Increasing greenhouse gas emissions and fuel prices have lead to a growing need for different approaches to how the world uses its precious fossil fuel reserves.

In the backdrop  of  the last Copenhagen conference on climate change, motor vehicles play a major role in what scientists call the most serious environmental problem the world faces. The automobile’s main contribution comes from the carbon dioxide (CO2) emitted as the engine burns fossil fuels.

Vehicles emit roughly 10 per cent of global CO2 emissions from fossil fuels, which are the main form of greenhouse gas pollution. Fossil fuels are deficient in oxygen, having been formed through incomplete decomposition of organic matter.

When burnt, fossil fuels take up a lot of oxygen, leading to an oxygen deficient atmosphere that is unsuitable for most life forms, including homeostasis in the human body’s ability to physiologically regulate its inner environment to ensure stability  in response to fluctuations in the outside environment.

This might actually explain the disappearance of fragile vegetation and animals from the earth’s surface.

How it works

Usually the car battery’s main function is to provide starting power. The alternator replaces the power used during cranking within the first 15 minutes after start-up. As the alternator continuously generates power for the battery while one drives, the power so generated goes to waste.
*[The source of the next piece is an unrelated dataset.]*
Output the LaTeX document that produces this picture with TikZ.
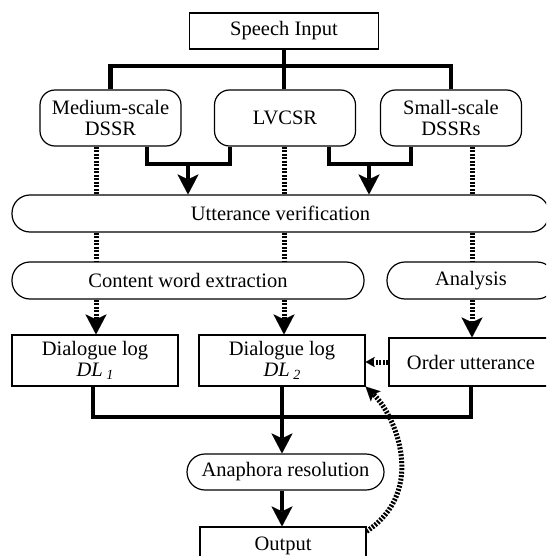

Mr Wanjiku’s innovation uses the excess power generated by the alternator to drive an onboard hydroxyl generator. The generator “breaks down” water using nanotechnology — the study of the controlling of matter on an atomic and molecular scale — to produce hydrogen and oxygen bubbles.

That is chemistry at work. These bubbles are actually monatomic (single atoms of the small particles that forms water) in its gaseous form.

In this form the gas is highly flammable, in fact, more flammable than hydrogen. When this gas is injected into the air intake of the engine and mixes with normal air, the spark is strong because this gas explodes/ implodes faster than diesel or petrol.

The result is a more efficient combustion process.

Mr Wanjuki has patented the product and says it will hit the market in the next few months under the name Rainmaker.

He says the main reason this technology has never been adopted elsewhere is the storage of the gas. “This product is unique in that it functions once you board the car, hence removing the need to store the hydrogen, which has been the main drawback in the adoption of hydrogen fuel technology,” he says.

The gadget is powered by the 12 volt direct current from the vehicle battery. The water used is stored in small reservoirs of 1.5 litres to 4 litres similar to the windscreen washer bottle. One litre of water will give power equivalent to five litres of petrol.

Mr Wanjiku says the technology saves fuel consumption by up to 60 per cent but says it can be enhanced depending on the number of generators you install in the car.

The beauty of it is that it does not require major engine modification. Only   a tiny 10-mm incision is made in the air inlet manifold to the engine and can be removed from a vehicle without leaving any tell-tale signs. The system allows you to revert to normal fuel without readjustments.